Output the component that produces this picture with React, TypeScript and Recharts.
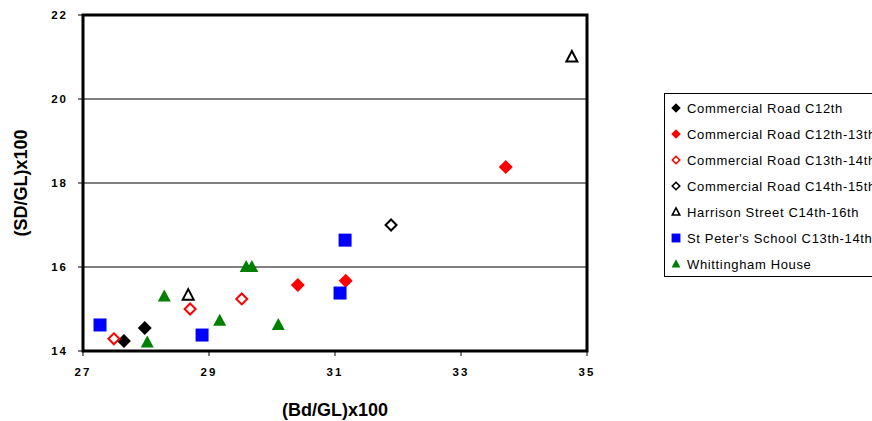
import React from "react";
import {
  ScatterChart,
  Scatter,
  XAxis,
  YAxis,
  CartesianGrid,
  ReferenceArea,
} from "recharts";

// ---- data ----
const xTicks = [27, 29, 31, 33, 35];
const yTicks = [14, 16, 18, 20, 22];

const crC12X = [27.65, 27.98];
const crC12Y = [14.24, 14.55];

const crC12_13X = [33.71, 30.41, 31.17];
const crC12_13Y = [18.38, 15.57, 15.67];

const crC13_14X = [27.49, 28.7, 29.52];
const crC13_14Y = [14.29, 15.0, 15.24];

const crC14_15X = [31.89];
const crC14_15Y = [17.0];

const harrisonX = [34.76, 28.67];
const harrisonY = [21.0, 15.33];

const stPeterX = [27.27, 28.89, 31.16, 31.08];
const stPeterY = [14.62, 14.38, 16.64, 15.38];

const whittX = [28.02, 28.29, 29.17, 29.59, 29.68, 30.1];
const whittY = [14.2, 15.3, 14.72, 16.0, 16.0, 14.62];

const seriesNames = [
  "Commercial Road C12th",
  "Commercial Road C12th-13th",
  "Commercial Road C13th-14th",
  "Commercial Road C14th-15th",
  "Harrison Street C14th-16th",
  "St Peter's School C13th-14th",
  "Whittingham House",
];

const zip = (xs: number[], ys: number[]) => xs.map((x, i) => ({ x, y: ys[i] }));

// ---- marker shapes ----
type Kind = "diamond" | "openDiamond" | "square" | "triangle" | "openTriangle";

const Marker = ({ kind, color, cx, cy, k = 1 }: { kind: Kind; color: string; cx: number; cy: number; k?: number }) => {
  if (kind === "diamond") {
    const r = 7 * k;
    return (
      <polygon
        points={`${cx},${cy - r} ${cx + r},${cy} ${cx},${cy + r} ${cx - r},${cy}`}
        fill={color}
      />
    );
  }
  if (kind === "openDiamond") {
    const r = 5.5 * k;
    return (
      <polygon
        points={`${cx},${cy - r} ${cx + r},${cy} ${cx},${cy + r} ${cx - r},${cy}`}
        fill="#fff"
        stroke={color}
        strokeWidth={2 * Math.max(k, 0.8)}
      />
    );
  }
  if (kind === "square") {
    const s = 13 * k;
    return <rect x={cx - s / 2} y={cy - s / 2} width={s} height={s} fill={color} />;
  }
  if (kind === "triangle") {
    return (
      <polygon
        points={`${cx},${cy - 7 * k} ${cx + 6.5 * k},${cy + 5 * k} ${cx - 6.5 * k},${cy + 5 * k}`}
        fill={color}
      />
    );
  }
  return (
    <polygon
      points={`${cx},${cy - 6 * k} ${cx + 5.5 * k},${cy + 4.5 * k} ${cx - 5.5 * k},${cy + 4.5 * k}`}
      fill="#fff"
      stroke={color}
      strokeWidth={2 * Math.max(k, 0.8)}
      strokeLinejoin="miter"
    />
  );
};

const shapeFor = (kind: Kind, color: string) => (props: any) =>
  <Marker kind={kind} color={color} cx={props.cx} cy={props.cy} />;

const series: { name: string; data: { x: number; y: number }[]; kind: Kind; color: string }[] = [
  { name: seriesNames[0], data: zip(crC12X, crC12Y), kind: "diamond", color: "#000000" },
  { name: seriesNames[1], data: zip(crC12_13X, crC12_13Y), kind: "diamond", color: "#FF0000" },
  { name: seriesNames[2], data: zip(crC13_14X, crC13_14Y), kind: "openDiamond", color: "#FF0000" },
  { name: seriesNames[3], data: zip(crC14_15X, crC14_15Y), kind: "openDiamond", color: "#000000" },
  { name: seriesNames[4], data: zip(harrisonX, harrisonY), kind: "openTriangle", color: "#000000" },
  { name: seriesNames[5], data: zip(stPeterX, stPeterY), kind: "square", color: "#0000FF" },
  { name: seriesNames[6], data: zip(whittX, whittY), kind: "triangle", color: "#008000" },
];

const FONT = "'Liberation Sans', Arial, sans-serif";

const tickStyle = {
  fontFamily: FONT,
  fontSize: 11.5,
  fontWeight: 700,
  fill: "#000",
  letterSpacing: 2,
};

const LegendBox = () => (
  <div
    style={{
      position: "absolute",
      left: 664,
      top: 93,
      width: 240,
      height: 184,
      border: "1px solid #000",
      background: "#fff",
      boxSizing: "border-box",
      fontFamily: FONT,
      fontSize: 13,
    }}
  >
    {series.map((s, i) => (
      <div
        key={s.name}
        style={{
          position: "absolute",
          left: 0,
          top: 6 + i * 26,
          height: 16,
          display: "flex",
          alignItems: "center",
          whiteSpace: "nowrap",
        }}
      >
        <svg width={21} height={16} style={{ display: "block" }}>
          <Marker kind={s.kind} color={s.color} cx={11} cy={8} k={0.68} />
        </svg>
        <span style={{ marginLeft: 1, letterSpacing: 0.65, color: "#000" }}>{s.name}</span>
      </div>
    ))}
  </div>
);

export default function App() {
  return (
    <div style={{ position: "absolute", left: 0, top: 0, width: 872, height: 421, background: "#fff", overflow: "hidden" }}>
      <ScatterChart
        width={872}
        height={421}
        margin={{ top: 15, right: 285, bottom: 0, left: 0 }}
      >
        <CartesianGrid horizontal vertical={false} stroke="#000" strokeWidth={1} strokeOpacity={1} />
        <XAxis
          type="number"
          dataKey="x"
          domain={[27, 35]}
          ticks={xTicks}
          allowDataOverflow
          axisLine={false}
          tickLine={{ stroke: "#000", strokeWidth: 1 }}
          tickSize={5}
          tickMargin={12}
          tick={tickStyle}
          height={70}
          label={{
            content: (props: any) => {
              const vb = props.viewBox || { x: 83, y: 351, width: 504, height: 70 };
              return (
                <text
                  x={vb.x + vb.width / 2}
                  y={vb.y + 65}
                  textAnchor="middle"
                  fontFamily={FONT}
                  fontSize={18}
                  fontWeight={700}
                  fill="#000"
                >
                  (Bd/GL)x100
                </text>
              );
            },
          }}
        />
        <YAxis
          type="number"
          dataKey="y"
          domain={[14, 22]}
          ticks={yTicks}
          allowDataOverflow
          axisLine={false}
          tickLine={{ stroke: "#000", strokeWidth: 1 }}
          tickSize={5}
          tickMargin={10}
          tick={tickStyle}
          width={83}
          label={{
            content: (props: any) => {
              const vb = props.viewBox || { x: 0, y: 15, width: 83, height: 336 };
              const cx = 21;
              const cy = vb.y + vb.height / 2;
              return (
                <text
                  x={cx}
                  y={cy}
                  transform={`rotate(-90 ${cx} ${cy})`}
                  textAnchor="middle"
                  dominantBaseline="central"
                  fontFamily={FONT}
                  fontSize={18}
                  fontWeight={700}
                  fill="#000"
                >
                  (SD/GL)x100
                </text>
              );
            },
          }}
        />
        <ReferenceArea
          x1={27}
          x2={35}
          y1={14}
          y2={22}
          fill="none"
          fillOpacity={0}
          stroke="#000"
          strokeWidth={3}
          ifOverflow="visible"
        />
        {series.map((s) => (
          <Scatter
            key={s.name}
            name={s.name}
            data={s.data}
            shape={shapeFor(s.kind, s.color)}
            isAnimationActive={false}
          />
        ))}
      </ScatterChart>
      <LegendBox />
    </div>
  );
}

============================================================

*Set task*
Return each line exactly as written. Any picture gets left out.

*Result*
Output the component that produces this picture with React, TypeScript and Recharts.
import React from "react";
import {
  ScatterChart,
  Scatter,
  XAxis,
  YAxis,
  CartesianGrid,
  ReferenceArea,
} from "recharts";

// ---- data ----
const xTicks = [27, 29, 31, 33, 35];
const yTicks = [14, 16, 18, 20, 22];

const crC12X = [27.65, 27.98];
const crC12Y = [14.24, 14.55];

const crC12_13X = [33.71, 30.41, 31.17];
const crC12_13Y = [18.38, 15.57, 15.67];

const crC13_14X = [27.49, 28.7, 29.52];
const crC13_14Y = [14.29, 15.0, 15.24];

const crC14_15X = [31.89];
const crC14_15Y = [17.0];

const harrisonX = [34.76, 28.67];
const harrisonY = [21.0, 15.33];

const stPeterX = [27.27, 28.89, 31.16, 31.08];
const stPeterY = [14.62, 14.38, 16.64, 15.38];

const whittX = [28.02, 28.29, 29.17, 29.59, 29.68, 30.1];
const whittY = [14.2, 15.3, 14.72, 16.0, 16.0, 14.62];

const seriesNames = [
  "Commercial Road C12th",
  "Commercial Road C12th-13th",
  "Commercial Road C13th-14th",
  "Commercial Road C14th-15th",
  "Harrison Street C14th-16th",
  "St Peter's School C13th-14th",
  "Whittingham House",
];

const zip = (xs: number[], ys: number[]) => xs.map((x, i) => ({ x, y: ys[i] }));

// ---- marker shapes ----
type Kind = "diamond" | "openDiamond" | "square" | "triangle" | "openTriangle";

const Marker = ({ kind, color, cx, cy, k = 1 }: { kind: Kind; color: string; cx: number; cy: number; k?: number }) => {
  if (kind === "diamond") {
    const r = 7 * k;
    return (
      <polygon
        points={`${cx},${cy - r} ${cx + r},${cy} ${cx},${cy + r} ${cx - r},${cy}`}
        fill={color}
      />
    );
  }
  if (kind === "openDiamond") {
    const r = 5.5 * k;
    return (
      <polygon
        points={`${cx},${cy - r} ${cx + r},${cy} ${cx},${cy + r} ${cx - r},${cy}`}
        fill="#fff"
        stroke={color}
        strokeWidth={2 * Math.max(k, 0.8)}
      />
    );
  }
  if (kind === "square") {
    const s = 13 * k;
    return <rect x={cx - s / 2} y={cy - s / 2} width={s} height={s} fill={color} />;
  }
  if (kind === "triangle") {
    return (
      <polygon
        points={`${cx},${cy - 7 * k} ${cx + 6.5 * k},${cy + 5 * k} ${cx - 6.5 * k},${cy + 5 * k}`}
        fill={color}
      />
    );
  }
  return (
    <polygon
      points={`${cx},${cy - 6 * k} ${cx + 5.5 * k},${cy + 4.5 * k} ${cx - 5.5 * k},${cy + 4.5 * k}`}
      fill="#fff"
      stroke={color}
      strokeWidth={2 * Math.max(k, 0.8)}
      strokeLinejoin="miter"
    />
  );
};

const shapeFor = (kind: Kind, color: string) => (props: any) =>
  <Marker kind={kind} color={color} cx={props.cx} cy={props.cy} />;

const series: { name: string; data: { x: number; y: number }[]; kind: Kind; color: string }[] = [
  { name: seriesNames[0], data: zip(crC12X, crC12Y), kind: "diamond", color: "#000000" },
  { name: seriesNames[1], data: zip(crC12_13X, crC12_13Y), kind: "diamond", color: "#FF0000" },
  { name: seriesNames[2], data: zip(crC13_14X, crC13_14Y), kind: "openDiamond", color: "#FF0000" },
  { name: seriesNames[3], data: zip(crC14_15X, crC14_15Y), kind: "openDiamond", color: "#000000" },
  { name: seriesNames[4], data: zip(harrisonX, harrisonY), kind: "openTriangle", color: "#000000" },
  { name: seriesNames[5], data: zip(stPeterX, stPeterY), kind: "square", color: "#0000FF" },
  { name: seriesNames[6], data: zip(whittX, whittY), kind: "triangle", color: "#008000" },
];

const FONT = "'Liberation Sans', Arial, sans-serif";

const tickStyle = {
  fontFamily: FONT,
  fontSize: 11.5,
  fontWeight: 700,
  fill: "#000",
  letterSpacing: 2,
};

const LegendBox = () => (
  <div
    style={{
      position: "absolute",
      left: 664,
      top: 93,
      width: 240,
      height: 184,
      border: "1px solid #000",
      background: "#fff",
      boxSizing: "border-box",
      fontFamily: FONT,
      fontSize: 13,
    }}
  >
    {series.map((s, i) => (
      <div
        key={s.name}
        style={{
          position: "absolute",
          left: 0,
          top: 6 + i * 26,
          height: 16,
          display: "flex",
          alignItems: "center",
          whiteSpace: "nowrap",
        }}
      >
        <svg width={21} height={16} style={{ display: "block" }}>
          <Marker kind={s.kind} color={s.color} cx={11} cy={8} k={0.68} />
        </svg>
        <span style={{ marginLeft: 1, letterSpacing: 0.65, color: "#000" }}>{s.name}</span>
      </div>
    ))}
  </div>
);

export default function App() {
  return (
    <div style={{ position: "absolute", left: 0, top: 0, width: 872, height: 421, background: "#fff", overflow: "hidden" }}>
      <ScatterChart
        width={872}
        height={421}
        margin={{ top: 15, right: 285, bottom: 0, left: 0 }}
      >
        <CartesianGrid horizontal vertical={false} stroke="#000" strokeWidth={1} strokeOpacity={1} />
        <XAxis
          type="number"
          dataKey="x"
          domain={[27, 35]}
          ticks={xTicks}
          allowDataOverflow
          axisLine={false}
          tickLine={{ stroke: "#000", strokeWidth: 1 }}
          tickSize={5}
          tickMargin={12}
          tick={tickStyle}
          height={70}
          label={{
            content: (props: any) => {
              const vb = props.viewBox || { x: 83, y: 351, width: 504, height: 70 };
              return (
                <text
                  x={vb.x + vb.width / 2}
                  y={vb.y + 65}
                  textAnchor="middle"
                  fontFamily={FONT}
                  fontSize={18}
                  fontWeight={700}
                  fill="#000"
                >
                  (Bd/GL)x100
                </text>
              );
            },
          }}
        />
        <YAxis
          type="number"
          dataKey="y"
          domain={[14, 22]}
          ticks={yTicks}
          allowDataOverflow
          axisLine={false}
          tickLine={{ stroke: "#000", strokeWidth: 1 }}
          tickSize={5}
          tickMargin={10}
          tick={tickStyle}
          width={83}
          label={{
            content: (props: any) => {
              const vb = props.viewBox || { x: 0, y: 15, width: 83, height: 336 };
              const cx = 21;
              const cy = vb.y + vb.height / 2;
              return (
                <text
                  x={cx}
                  y={cy}
                  transform={`rotate(-90 ${cx} ${cy})`}
                  textAnchor="middle"
                  dominantBaseline="central"
                  fontFamily={FONT}
                  fontSize={18}
                  fontWeight={700}
                  fill="#000"
                >
                  (SD/GL)x100
                </text>
              );
            },
          }}
        />
        <ReferenceArea
          x1={27}
          x2={35}
          y1={14}
          y2={22}
          fill="none"
          fillOpacity={0}
          stroke="#000"
          strokeWidth={3}
          ifOverflow="visible"
        />
        {series.map((s) => (
          <Scatter
            key={s.name}
            name={s.name}
            data={s.data}
            shape={shapeFor(s.kind, s.color)}
            isAnimationActive={false}
          />
        ))}
      </ScatterChart>
      <LegendBox />
    </div>
  );
}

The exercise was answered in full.